Short exercise -
Copy the lines of the data below exactly, starting at the first and stopping after the line that contains "import * as"; include no pictures.

━━ Records provided

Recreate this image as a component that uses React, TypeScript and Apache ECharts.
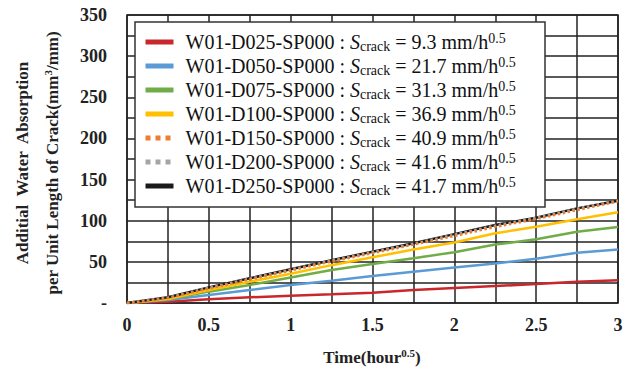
import React, { useEffect, useRef } from "react";
import * as echarts from "echarts";

const timeValues = [0, 0.25, 0.5, 0.75, 1, 1.25, 1.5, 1.75, 2, 2.25, 2.5, 2.75, 3];
const sampleNames = [
  "W01-D025-SP000",
  "W01-D050-SP000",
  "W01-D075-SP000",
  "W01-D100-SP000",
  "W01-D150-SP000",
  "W01-D200-SP000",
  "W01-D250-SP000",
];
const sCrackValues = ["9.3", "21.7", "31.3", "36.9", "40.9", "41.6", "41.7"];
const d025 = [0, 1.5, 4.5, 6.9, 8.7, 10.5, 12.5, 15.8, 18.2, 20.6, 23, 25.9, 27.5];
const d050 = [0, 3.6, 9.7, 15.8, 21.9, 27, 32.8, 38, 43, 48, 53.8, 61, 65];
const d075 = [0, 4.5, 13.8, 21.9, 31, 40, 47.4, 54.3, 61.8, 71, 77.4, 86.7, 92.5];
const d100 = [0, 4.8, 15.8, 25.9, 35.5, 46, 55.5, 65, 73.5, 84.7, 92.7, 101.7, 110.3];
const d150 = [0, 6, 17.5, 28.5, 39.5, 50.5, 60.5, 71, 81.5, 92.5, 102, 113, 123.5];
const d200 = [0, 6.5, 18.5, 29.5, 40.5, 51.5, 62, 72, 83, 94, 103.5, 114.5, 124.5];
const d250 = [0, 7, 19, 30, 41, 52, 62.4, 72.5, 83.7, 94.8, 103.7, 115, 124.3];
const seriesValues = [d025, d050, d075, d100, d150, d200, d250];
const colors = ["#C8282B", "#5B9BD5", "#70AD47", "#FFC000", "#ED7D31", "#A5A5A5", "#1A1A1A"];
const dotted = [false, false, false, false, true, true, false];
const zOrder = [2, 2, 2, 2, 5, 4, 3];

const serif = "Liberation Serif";

export default function App() {
  const ref = useRef<HTMLDivElement>(null);
  useEffect(() => {
    if (!ref.current) return;
    const chart = echarts.init(ref.current, null, { renderer: "svg" });
    const series = sampleNames.map((name, i) => ({
      name,
      type: "line",
      symbol: "none",
      showSymbol: false,
      z: zOrder[i],
      data: timeValues.map((t, k) => [t, seriesValues[i][k]]),
      lineStyle: {
        color: colors[i],
        width: 2.5,
        type: dotted[i] ? [2.5, 2.5] : "solid",
      },
      itemStyle: { color: colors[i] },
    }));
    const legendData = sampleNames.map((name, i) => ({
      name,
      itemStyle: { opacity: 0 },
      lineStyle: { width: 5, type: dotted[i] ? [5, 5] : "solid", color: colors[i] },
    }));
    chart.setOption({
      animation: false,
      grid: {
        left: 127,
        right: 15,
        top: 15,
        bottom: 68,
        show: true,
        borderColor: "#222",
        borderWidth: 1.5,
        backgroundColor: "#fff",
      },
      xAxis: {
        type: "value",
        min: 0,
        max: 3,
        interval: 0.25,
        axisLine: { show: false },
        axisTick: { show: false },
        splitLine: { show: true, lineStyle: { color: "#222", width: 1.5 } },
        axisLabel: {
          margin: 13,
          fontFamily: serif,
          fontWeight: "bold",
          fontSize: 18,
          color: "#222",
          showMinLabel: true,
          showMaxLabel: true,
          formatter: (v: number) => (Math.abs(v * 2 - Math.round(v * 2)) < 1e-9 ? String(v) : ""),
        },
      },
      yAxis: {
        type: "value",
        min: 0,
        max: 350,
        interval: 25,
        axisLine: { show: false },
        axisTick: { show: false },
        splitLine: { show: true, lineStyle: { color: "#222", width: 1.5 } },
        axisLabel: {
          margin: 20,
          fontFamily: serif,
          fontWeight: "bold",
          fontSize: 18,
          color: "#222",
          showMinLabel: true,
          showMaxLabel: true,
          formatter: (v: number) => (v === 0 ? "-" : v % 50 === 0 ? String(v) : ""),
        },
      },
      legend: {
        orient: "vertical",
        left: 143,
        top: 31,
        padding: 0,
        itemGap: 2,
        itemWidth: 28,
        itemHeight: 14,
        z: 20,
        data: legendData,
        formatter: (name: string) => {
          const i = sampleNames.indexOf(name);
          return `{a|${name} : }{i|S}{sub|crack}{b| = ${sCrackValues[i]} mm/h}{sup|0.5}`;
        },
        textStyle: {
          fontFamily: serif,
          fontSize: 20,
          color: "#111",
          rich: {
            a: { fontFamily: serif, fontSize: 20, color: "#111", lineHeight: 22, padding: [0, 0, 0, 7] },
            i: { fontFamily: serif, fontSize: 20, fontStyle: "italic", color: "#111", lineHeight: 22 },
            sub: { fontFamily: serif, fontSize: 14, color: "#111", lineHeight: 14, verticalAlign: "bottom" },
            b: { fontFamily: serif, fontSize: 20, color: "#111", lineHeight: 22 },
            sup: { fontFamily: serif, fontSize: 14, color: "#111", lineHeight: 14, verticalAlign: "top" },
          },
        },
      },
      graphic: [
        {
          type: "rect",
          z: 10,
          shape: { x: 135, y: 22, width: 410, height: 185 },
          style: { fill: "#fff", stroke: "#333", lineWidth: 1.5 },
        },
        {
          type: "text",
          x: 22,
          y: 163,
          rotation: Math.PI / 2,
          style: {
            text: "Additial  Water  Absorption",
            fontFamily: serif,
            fontWeight: "bold",
            fontSize: 17,
            fill: "#222",
            align: "center",
            verticalAlign: "middle",
          },
        },
        {
          type: "text",
          x: 52,
          y: 163,
          rotation: Math.PI / 2,
          style: {
            text: "{b|per Unit Length of Crack(mm}{s|3}{b|/mm)}",
            align: "center",
            verticalAlign: "middle",
            rich: {
              b: { fontFamily: serif, fontWeight: "bold", fontSize: 17, fill: "#222", lineHeight: 19 },
              s: { fontFamily: serif, fontWeight: "bold", fontSize: 11, fill: "#222", lineHeight: 11, verticalAlign: "top" },
            },
          },
        },
        {
          type: "text",
          x: 372,
          y: 357,
          style: {
            text: "{b|Time(hour}{s|0.5}{b|)}",
            align: "center",
            verticalAlign: "middle",
            rich: {
              b: { fontFamily: serif, fontWeight: "bold", fontSize: 17, fill: "#222", lineHeight: 19 },
              s: { fontFamily: serif, fontWeight: "bold", fontSize: 11, fill: "#222", lineHeight: 11, verticalAlign: "top" },
            },
          },
        },
      ],
      series,
    });
    return () => chart.dispose();
  }, []);
  return <div ref={ref} style={{ position: "absolute", left: 0, top: 0, width: 633, height: 371 }} />;
}
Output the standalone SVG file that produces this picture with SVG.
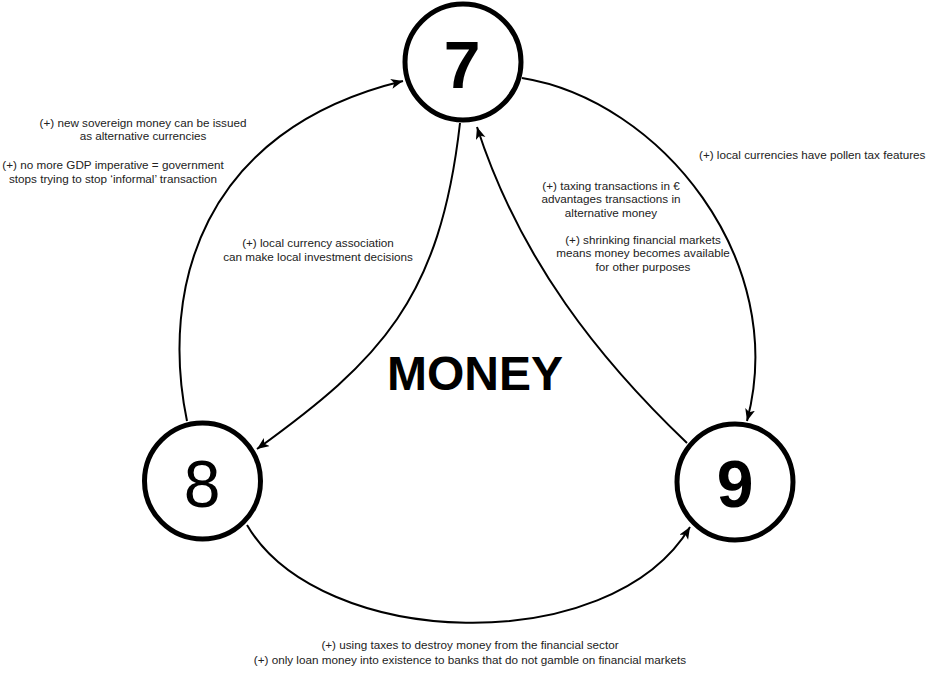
<svg xmlns="http://www.w3.org/2000/svg" width="926" height="680" viewBox="0 0 926 680">
<style>
.node{fill:#fff;stroke:#000;stroke-width:5}
.num{font-family:"Liberation Sans",Arial,sans-serif;font-size:66px;text-anchor:middle;fill:#000}
.b{font-weight:bold}
.edge{fill:none;stroke:#000;stroke-width:2;marker-end:url(#arr)}
.lbl{font-family:"Liberation Sans",Arial,sans-serif;font-size:11.7px;fill:#222;text-anchor:middle}
.title{font-family:"Liberation Sans",Arial,sans-serif;font-size:48px;font-weight:bold;text-anchor:middle;fill:#000}
</style>
<defs>
<marker id="arr" markerUnits="userSpaceOnUse" markerWidth="14" markerHeight="12" refX="12" refY="5" orient="auto">
<path d="M0,0 L12,5 L0,10 L3,5 z" fill="#000"/>
</marker>
</defs>
<rect width="926" height="680" fill="#fff"/>
<g id="connectors">
<path class="edge" d="M187,421 C160,290 200,130 403,81"/>
<path class="edge" d="M460,123 C440,300 380,360 257,449"/>
<path class="edge" d="M687,443 C600,360 520,260 477,127"/>
<path class="edge" d="M522,78 C660,100 790,260 747,421"/>
<path class="edge" d="M247,525 C320,650 610,660 690,527"/>
</g>
<g id="labels">
<text class="lbl" x="143" y="127">(+) new sovereign money can be issued</text>
<text class="lbl" x="143" y="140">as alternative currencies</text>
<text class="lbl" x="113" y="169">(+) no more GDP imperative = government</text>
<text class="lbl" x="113" y="183">stops trying to stop ‘informal’ transaction</text>
<text class="lbl" x="318" y="247">(+) local currency association</text>
<text class="lbl" x="318" y="261">can make local investment decisions</text>
<text class="lbl" x="699" y="159" style="text-anchor:start">(+) local currencies have pollen tax features</text>
<text class="lbl" x="611" y="190">(+) taxing transactions in €</text>
<text class="lbl" x="611" y="203">advantages transactions in</text>
<text class="lbl" x="611" y="217">alternative money</text>
<text class="lbl" x="643" y="244">(+) shrinking financial markets</text>
<text class="lbl" x="643" y="257">means money becomes available</text>
<text class="lbl" x="643" y="271">for other purposes</text>
<text class="lbl" x="470" y="649">(+) using taxes to destroy money from the financial sector</text>
<text class="lbl" x="470" y="664">(+) only loan money into existence to banks that do not gamble on financial markets</text>
</g>
<text class="title" x="475" y="390">MONEY</text>
<g id="node7">
<circle class="node" cx="463" cy="62" r="58"/>
<text class="num b" x="462" y="88">7</text>
</g>
<g id="node8">
<circle class="node" cx="202.5" cy="481" r="58"/>
<text class="num" x="202" y="507">8</text>
</g>
<g id="node9">
<circle class="node" cx="735" cy="482" r="58"/>
<text class="num b" x="735" y="507">9</text>
</g>
</svg>
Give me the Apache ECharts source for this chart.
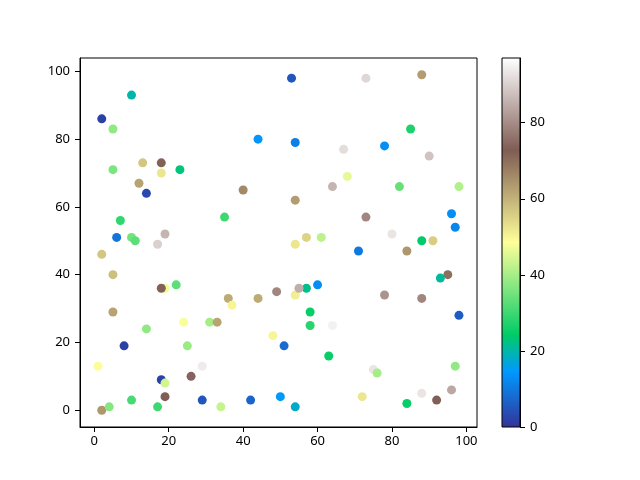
<!DOCTYPE html>
<html><head><meta charset="utf-8">
<script src="https://cdn.jsdelivr.net/npm/echarts@6/dist/echarts.min.js"></script>
<style>html,body{margin:0;padding:0;background:#fff}#c{width:640px;height:480px}</style>
</head><body><div id="c"></div>
<script>
const xValues = [2,10,5,5,13,18,18,23,12,14,7,6,10,11,19,17,2,5,19,18,22,5,14,24,25,31,33,8,1,29,18,19,26,19,17,10,2,4,29,
  53,44,54,67,68,64,40,54,35,54,57,61,73,88,74,85,78,90,82,98,73,96,97,80,88,91,
  36,37,44,49,54,57,55,60,58,58,64,48,51,63,34,42,50,54,71,84,95,93,78,88,98,97,75,76,72,88,96,92,84];
const yValues = [86,93,83,71,73,73,70,71,67,64,56,51,51,50,52,49,46,40,36,36,37,29,24,26,19,26,26,19,13,13,9,8,10,4,1,3,0,1,3,
  98,80,79,77,69,66,65,62,57,49,51,51,98,99,93,83,78,75,66,66,57,58,54,52,50,50,
  33,31,33,35,34,36,36,37,29,25,25,22,19,16,1,3,4,1,47,47,40,39,34,33,28,13,12,11,4,5,6,3,2];
const colorValues = [2,20,38,36,57,72,52,23,62,3,29,9,35,33,86,90,57,58,47,72,33,62,38,48,39,40,62,2,49,94,2,44,74,73,30,31,64,37,5,
  5,14,11,92,46,86,66,63,30,52,55,42,91,63,97,27,13,88,34,41,79,13,12,93,24,56,
  61,50,61,79,51,22,85,13,25,28,95,50,8,25,43,7,15,18,10,64,70,21,81,79,6,38,93,40,52,93,84,73,25];
const xTicks = [0,20,40,60,80,100];
const yTicks = [0,20,40,60,80,100];
const cbTicks = [0,20,40,60,80];

// terrain colormap anchors
const anchors = [[0,[0.2,0.2,0.6]],[0.15,[0,0.6,1]],[0.25,[0,0.8,0.4]],[0.5,[1,1,0.6]],[0.75,[0.5,0.36,0.33]],[1,[1,1,1]]];
function terrain(t){
  for(let i=0;i<anchors.length-1;i++){
    const [a,ca]=anchors[i],[b,cb]=anchors[i+1];
    if(t<=b+1e-9){
      const f=(t-a)/(b-a);
      const c=ca.map((v,k)=>Math.round(255*(v+(cb[k]-v)*f)));
      return 'rgb('+c.join(',')+')';
    }
  }
  return 'rgb(255,255,255)';
}
const cmap=[];
for(let i=0;i<=40;i++) cmap.push(terrain(i/40));
const gradStops = cmap.map((c,i)=>({offset:1-i/40,color:c}));

const data = xValues.map((x,i)=>[x,yValues[i],colorValues[i]]);
const cMin = 0, cMax = Math.max(...colorValues);
const font = 'Noto Sans';
const axLine = {show:true,onZero:false,lineStyle:{color:'#000',width:1}};
const tick = (vals)=>({show:true,length:5,inside:false,customValues:vals,lineStyle:{color:'#000',width:1}});
const lab = (vals,m)=>({customValues:vals,color:'#000',fontSize:13,fontFamily:font,margin:m});

const chart = echarts.init(document.getElementById('c'));
chart.setOption({
  animation:false,
  backgroundColor:'#fff',
  textStyle:{fontFamily:font},
  grid:[
    {left:80,top:58,width:397,height:369,show:true,borderColor:'#000',borderWidth:1,backgroundColor:'transparent'},
    {left:502,top:58,width:18,height:369,show:true,borderColor:'#000',borderWidth:1,backgroundColor:'transparent',z:10}
  ],
  xAxis:[
    {type:'value',gridIndex:0,min:-3.85,max:102.85,splitLine:{show:false},
     axisLine:axLine,axisTick:tick(xTicks),axisLabel:lab(xTicks,8)},
    {type:'value',gridIndex:1,min:0,max:1,show:false}
  ],
  yAxis:[
    {type:'value',gridIndex:0,min:-4.95,max:103.95,splitLine:{show:false},
     axisLine:axLine,axisTick:tick(yTicks),axisLabel:lab(yTicks,10)},
    {type:'value',gridIndex:1,min:cMin,max:cMax,position:'right',splitLine:{show:false},
     axisLine:axLine,axisTick:tick(cbTicks),axisLabel:lab(cbTicks,10)}
  ],
  visualMap:{
    type:'continuous',show:false,seriesIndex:0,dimension:2,min:cMin,max:cMax,
    inRange:{color:cmap}
  },
  graphic:[{
    type:'rect',left:502,top:58,z:5,
    shape:{width:18,height:369},
    style:{fill:new echarts.graphic.LinearGradient(0,0,0,1,gradStops)}
  }],
  series:[{
    type:'scatter',xAxisIndex:0,yAxisIndex:0,data:data,symbolSize:9,
    itemStyle:{opacity:1}
  }]
});
</script>
</body></html>
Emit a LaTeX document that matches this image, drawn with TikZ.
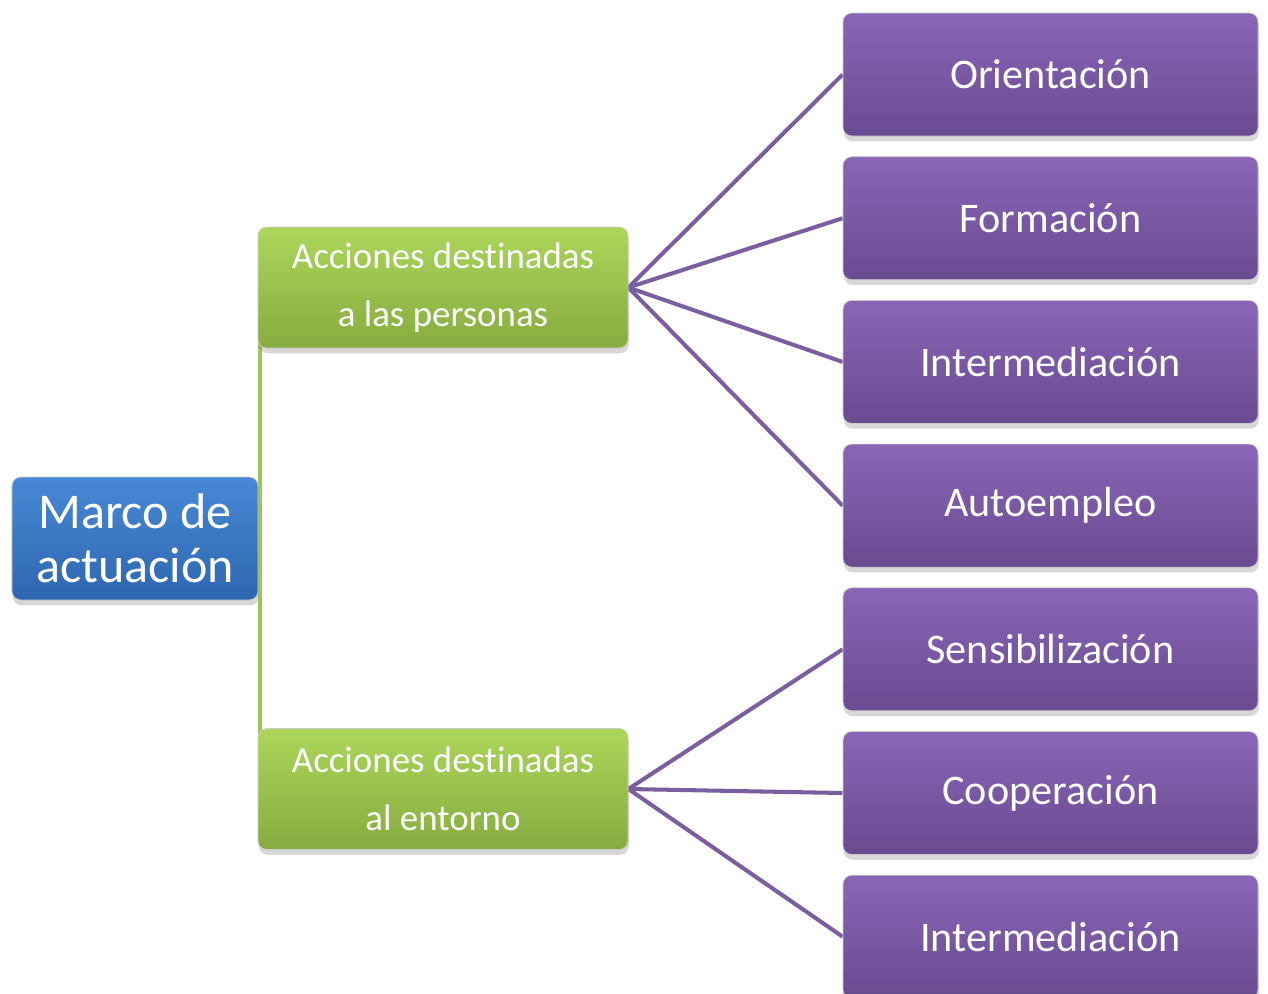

━━━━

The answer -
Recreate this image as a component that uses React, TypeScript and Apache ECharts.
import React, { useEffect, useRef } from "react";
import * as echarts from "echarts";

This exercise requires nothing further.